The e-mail threats get scarier Notes from last week’s hearings
Sep 222006

This is a follow-up to last night’s post about the e-mail threat sent last Friday to several Colombian human-rights groups. It was the seventh such threat since May. We’d like to direct this message to the individual or individuals, claiming to be former paramilitaries, who have issued these threats.

Dear Sir(s):

In your last message to our friends in Colombia’s community of human-rights defenders, you promised to begin carrying out your threats on this date. "Starting next Friday, September 22, our men will arrive in your cities to look for you, and we know very well where to find you."

Before you do something so cruel, hateful and anti-democratic, please consider one thing. Keep in mind that support for Plan Colombia, and for President Uribe and his policies, is not strong in the United States, or in Europe for that matter.



You may hear U.S. officials express broad support for giving Colombia large amounts of aid, and occasional words of admiration for Mr. Uribe’s security policies. That support is broad, but it is thin. Most U.S. decisionmakers can easily and quickly change their minds. They have many other foreign policy priorities and don’t spend much time thinking about Colombia. International support for the president you claim to admire hangs by a surprisingly thin thread.
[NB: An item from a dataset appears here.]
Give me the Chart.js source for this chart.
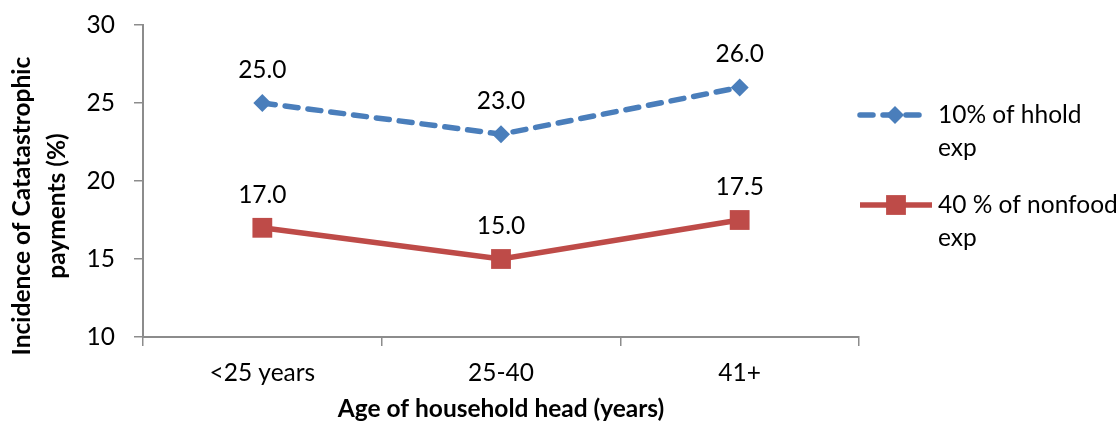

If you want to see that thread snap, go ahead and carry out your threats. If you do what you have threatened to do, you will have given Plan Colombia’s opponents in the United States all the ammunition they need to take apart a policy that has been a disappointment anyway.

Recall what happened to U.S. aid to El Salvador in 1989, after the Salvadoran army killed six Jesuits on a university campus. It was cut dramatically, and the Salvadoran government was forced to get serious about negotiations with guerrillas. They ultimately signed an accord that yielded far more to the FMLN than Andrés Pastrana ever imagined giving up to the FARC.

The United States has given Colombia’s government $4.7 billion since 2000. If you start attacking human-rights defenders, you will have exposed that government as one that is unable – or unwilling – to protect its peaceful opposition, even when given months’ warning that attacks were imminent. Donor countries will recall that this government’s president, on a few occasions, has rhetorically linked human-rights groups with terrorists – a sentiment echoed repeatedly in your own e-mail messages.

Let’s be as clear as possible. If you so much as harm a hair on the head of one of our friends, you can kiss Plan Colombia goodbye. You can kiss U.S. support for the paramilitary demobilizations goodbye. You will create a huge new rift between the Bush and Uribe administrations. And you will embolden the U.S. government to push harder for the extradition of paramilitary leaders.

3 Responses to “To whoever is sending those e-mail threats”

  1. jcg Says:

    All my other considerations aside, I completely support the general sentiment expressed through this reply.

  2. Patton Says:

    Too bad I doubt they speak english, and also I don’t think they read your blog. But if something happens today (hopefully it won’t) your conscience is clean: you did everything you could on your position.

  3. Adam Isacson Says:

    We and other groups have been conveying our concerns directly to the US and Colombian governments, too. That blog entry is just one more message.